Is the statement $A \leq_{\operatorname{mo}}^{\operatorname{poly}}B \land A\in \operatorname{REC}\implies B\in\operatorname{REC}$ true?
I know, that $A \leq_{\operatorname{mo}}^{\operatorname{poly}}B$ means that we have a computable function $f:\Sigma^*\to \Sigma^*$ with $x\in A \iff f(x)\in B$, which means we have $\exists \operatorname{TM} M_f$ that computes $f$. $A\in \operatorname{REC}$ means, that we have $\exists \operatorname{TM} M_A$ which terminates everytime and either outputs $1$ if $w\in A$ or $0$ if $w\notin A$. I don't know how to go on... The statement is probably not true, because if $A$ can be reduced to $B$ means it only maps all elements in $A$ on parts of $B$. So $B$ could probably still be undecidable.
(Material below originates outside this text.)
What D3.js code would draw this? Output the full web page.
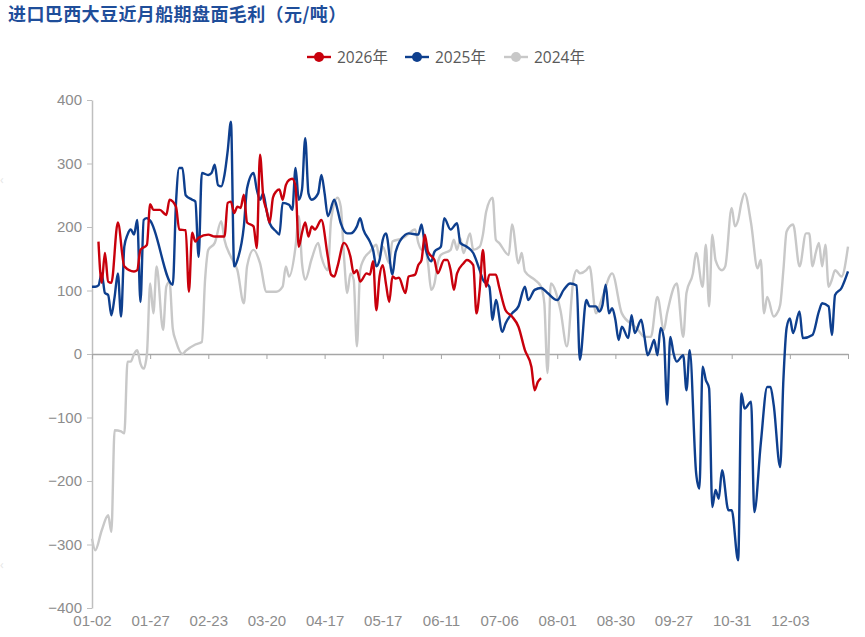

No this is not true. An example of a many-one reduction from, say, $\text{SAT}$ to the halting problem is as follows: map a formula $\phi$ to the tuple $(M,\phi)$ where $M$ is a Turing machine which, on input $\phi$, tests all potential satisfying assignments to $\phi$ and then halts or infinite loops based on whether $\phi \in \mbox{SAT}$. We have $\mbox{SAT} \in \mbox{REC}$ and $\mbox{SAT} \le_{\mbox{mo}}^{\mbox{poly}} \mbox{HALT}$ but $\mbox{HALT} \not\in \mbox{REC}$.